Let’s say we were able to alter the earth’s rotational spin by just a few miles an hour, or add or subtract a few degrees in the tilt of the earth; with those changes the earth would not be able to sustain life as would know it.  Again the amazing handiwork of God is superbly balanced.

Inside the Copenhagen city hall building in Denmark, is the most complicated clock in the entire world.  This one-of-a-kind Astronomical Clock took forty years to build, is housed in a glass casing, and has ten faces and fifteen thousand parts.

This clock computes the following: local and solar time, 7 days of the week, 12 months to a year and the passing of years, lunar eclipses, and positions of planets.  Perhaps the most intriguing thing about this clock is that it is not completely accurate; it manages to lose 2/5 of a second every three hundred years.

There is more, this magnificent clock must be regulated by a more precise clock—the universe with its trillions of moving parts and movements so consistent that all time on earth can be measured against it.

Several days after Easter, I attended a minister’s conference at the Marie Joseph Retreat Center in Biddeford Pool, Maine.  Posted in the elevator at the retreat center was the monthly tide chart.  Every time I got on the elevator, I would marvel at the systematic data of high and low tides, sunrises and sunsets.  And whenever I looked at the beach for confirmation, the chart was never wrong.

Unfortunately having knowledge of the One who created the universe is usually not enough to bring us to a personal faith.  Add to that, there are often questions that can muddy the waters such as:  Why is there so much evil and suffering in the world?  Why do bad things happen to good people?  What are those supposed inconsistencies in the Bible?  If a person cannot come to grips with those contradictions and mysteries of life, that individual could very well end up an agnostic.

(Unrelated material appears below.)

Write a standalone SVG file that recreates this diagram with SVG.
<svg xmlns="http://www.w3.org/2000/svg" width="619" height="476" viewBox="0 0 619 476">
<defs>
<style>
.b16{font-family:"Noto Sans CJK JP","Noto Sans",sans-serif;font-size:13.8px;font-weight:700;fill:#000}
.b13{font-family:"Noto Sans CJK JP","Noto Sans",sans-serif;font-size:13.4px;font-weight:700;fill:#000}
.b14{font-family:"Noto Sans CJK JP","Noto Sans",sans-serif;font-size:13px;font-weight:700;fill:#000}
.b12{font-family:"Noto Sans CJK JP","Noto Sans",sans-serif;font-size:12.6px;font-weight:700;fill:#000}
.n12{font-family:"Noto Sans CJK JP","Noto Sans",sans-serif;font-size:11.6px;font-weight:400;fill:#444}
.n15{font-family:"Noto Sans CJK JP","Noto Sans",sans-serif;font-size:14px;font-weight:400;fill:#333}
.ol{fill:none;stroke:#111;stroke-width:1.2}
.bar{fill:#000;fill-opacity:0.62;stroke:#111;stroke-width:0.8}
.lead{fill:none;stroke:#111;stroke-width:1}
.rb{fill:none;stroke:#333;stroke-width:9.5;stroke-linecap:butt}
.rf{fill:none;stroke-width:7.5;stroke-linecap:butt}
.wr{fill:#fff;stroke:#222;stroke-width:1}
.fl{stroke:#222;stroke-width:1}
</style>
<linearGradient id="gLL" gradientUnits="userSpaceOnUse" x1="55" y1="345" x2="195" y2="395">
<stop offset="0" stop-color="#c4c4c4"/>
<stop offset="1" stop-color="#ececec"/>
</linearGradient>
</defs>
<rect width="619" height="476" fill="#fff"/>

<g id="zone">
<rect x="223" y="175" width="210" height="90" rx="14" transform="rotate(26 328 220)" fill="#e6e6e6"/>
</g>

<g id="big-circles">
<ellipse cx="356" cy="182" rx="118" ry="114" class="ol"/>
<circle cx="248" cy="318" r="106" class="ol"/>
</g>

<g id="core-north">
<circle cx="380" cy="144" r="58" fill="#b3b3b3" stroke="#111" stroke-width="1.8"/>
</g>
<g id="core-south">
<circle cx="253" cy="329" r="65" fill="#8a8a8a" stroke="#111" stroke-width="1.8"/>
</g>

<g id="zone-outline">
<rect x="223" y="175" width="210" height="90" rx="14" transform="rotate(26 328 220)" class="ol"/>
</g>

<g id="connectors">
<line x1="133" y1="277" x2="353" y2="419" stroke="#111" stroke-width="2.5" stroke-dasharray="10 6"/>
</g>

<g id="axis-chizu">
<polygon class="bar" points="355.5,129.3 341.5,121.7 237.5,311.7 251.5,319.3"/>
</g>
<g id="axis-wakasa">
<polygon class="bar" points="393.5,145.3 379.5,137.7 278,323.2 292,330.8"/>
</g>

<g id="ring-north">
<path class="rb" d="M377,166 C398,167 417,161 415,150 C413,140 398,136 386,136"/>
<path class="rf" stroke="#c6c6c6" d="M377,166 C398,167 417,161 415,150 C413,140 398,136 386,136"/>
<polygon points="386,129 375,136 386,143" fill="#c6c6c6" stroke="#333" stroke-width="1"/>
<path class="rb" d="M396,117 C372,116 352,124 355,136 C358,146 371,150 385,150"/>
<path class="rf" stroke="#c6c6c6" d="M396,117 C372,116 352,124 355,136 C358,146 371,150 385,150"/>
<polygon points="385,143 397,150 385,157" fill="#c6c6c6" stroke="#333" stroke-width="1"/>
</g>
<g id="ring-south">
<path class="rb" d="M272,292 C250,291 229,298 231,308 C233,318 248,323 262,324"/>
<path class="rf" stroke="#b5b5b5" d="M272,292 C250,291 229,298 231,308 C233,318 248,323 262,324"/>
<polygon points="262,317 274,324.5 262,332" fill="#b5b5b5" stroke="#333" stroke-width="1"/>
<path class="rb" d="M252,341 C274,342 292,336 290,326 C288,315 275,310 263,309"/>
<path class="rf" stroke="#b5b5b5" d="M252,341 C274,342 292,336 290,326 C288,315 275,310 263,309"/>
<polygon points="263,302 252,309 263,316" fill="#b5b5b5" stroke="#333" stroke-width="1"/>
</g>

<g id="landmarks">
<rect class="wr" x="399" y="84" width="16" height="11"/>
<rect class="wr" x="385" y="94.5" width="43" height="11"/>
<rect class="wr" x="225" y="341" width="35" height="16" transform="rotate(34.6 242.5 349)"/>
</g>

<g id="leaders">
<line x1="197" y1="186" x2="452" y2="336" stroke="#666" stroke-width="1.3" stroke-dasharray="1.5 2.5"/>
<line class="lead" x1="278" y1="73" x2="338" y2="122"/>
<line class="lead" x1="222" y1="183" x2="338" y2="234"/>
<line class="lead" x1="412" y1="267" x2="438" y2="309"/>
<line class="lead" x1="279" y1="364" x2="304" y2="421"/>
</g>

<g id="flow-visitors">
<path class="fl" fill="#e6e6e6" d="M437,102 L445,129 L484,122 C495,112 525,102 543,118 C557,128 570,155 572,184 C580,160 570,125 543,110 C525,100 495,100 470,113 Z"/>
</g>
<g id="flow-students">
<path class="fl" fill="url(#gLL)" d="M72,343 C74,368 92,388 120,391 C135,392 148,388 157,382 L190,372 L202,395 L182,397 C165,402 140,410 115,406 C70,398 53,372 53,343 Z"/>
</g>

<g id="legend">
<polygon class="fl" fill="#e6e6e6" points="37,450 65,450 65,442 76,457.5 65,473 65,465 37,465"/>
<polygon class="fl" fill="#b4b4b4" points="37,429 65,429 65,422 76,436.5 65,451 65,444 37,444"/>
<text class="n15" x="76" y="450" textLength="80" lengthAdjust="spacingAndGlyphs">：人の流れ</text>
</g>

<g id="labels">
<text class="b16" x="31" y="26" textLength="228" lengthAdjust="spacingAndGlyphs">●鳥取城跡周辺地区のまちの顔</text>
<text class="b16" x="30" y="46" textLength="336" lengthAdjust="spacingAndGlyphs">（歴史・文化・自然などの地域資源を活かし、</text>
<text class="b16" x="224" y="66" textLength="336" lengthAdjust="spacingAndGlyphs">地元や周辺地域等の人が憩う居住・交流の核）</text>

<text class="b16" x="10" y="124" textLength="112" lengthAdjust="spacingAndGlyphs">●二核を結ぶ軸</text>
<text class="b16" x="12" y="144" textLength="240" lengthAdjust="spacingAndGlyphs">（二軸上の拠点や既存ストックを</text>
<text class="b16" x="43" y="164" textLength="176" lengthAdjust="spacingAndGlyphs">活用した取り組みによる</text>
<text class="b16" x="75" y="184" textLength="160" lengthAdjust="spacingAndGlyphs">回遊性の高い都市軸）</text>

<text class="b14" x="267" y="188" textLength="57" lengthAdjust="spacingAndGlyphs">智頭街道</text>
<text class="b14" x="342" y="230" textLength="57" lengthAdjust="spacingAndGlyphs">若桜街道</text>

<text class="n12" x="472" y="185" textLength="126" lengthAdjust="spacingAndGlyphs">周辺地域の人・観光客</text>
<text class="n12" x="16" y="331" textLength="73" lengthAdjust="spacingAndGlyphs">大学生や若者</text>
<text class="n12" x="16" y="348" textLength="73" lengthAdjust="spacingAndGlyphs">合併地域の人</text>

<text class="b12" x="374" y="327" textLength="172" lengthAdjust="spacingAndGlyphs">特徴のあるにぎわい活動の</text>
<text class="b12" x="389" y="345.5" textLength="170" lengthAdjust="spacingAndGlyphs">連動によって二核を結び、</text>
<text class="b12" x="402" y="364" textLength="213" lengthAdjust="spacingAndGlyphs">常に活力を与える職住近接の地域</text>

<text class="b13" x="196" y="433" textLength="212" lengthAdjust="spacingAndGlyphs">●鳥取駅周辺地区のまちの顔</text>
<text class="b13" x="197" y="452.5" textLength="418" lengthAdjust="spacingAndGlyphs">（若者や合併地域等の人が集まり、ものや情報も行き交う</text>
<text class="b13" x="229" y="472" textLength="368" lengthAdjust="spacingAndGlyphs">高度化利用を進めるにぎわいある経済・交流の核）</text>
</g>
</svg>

In my sermon introduction, I asked if God could really be known.  We can find him through His created world around us, but we also need His written word.  Francis Bacon, the great English Philosopher of the 1600’s said there are two volumes to life: there is the book of nature and there is the book of scripture.  To begin to understand God, we must read both.

So let me make the challenge:  Get to know the two books of life.  Read and study the Word of God and familiarize yourself with the world around you.  I realize the beauty of creation cannot convert a closed mind.  It is only the working of the Holy Spirit that can awaken faith in the One who set the universe in place.

Let me ask this question.  Do you know your creator?  Is he your Lord and Savior?  Psalm 19 says:
The law of the Lord is right, refreshing the soul.
The fear of the Lord is pure, enduring forever.
The decrees of the Lord are firm and all of them are righteous.
They are more precious than gold than much pure gold; they are sweeter than honey from the honeycomb.

True Christianity is when we focus our gaze towards God and, at the same time, show concern for those in need.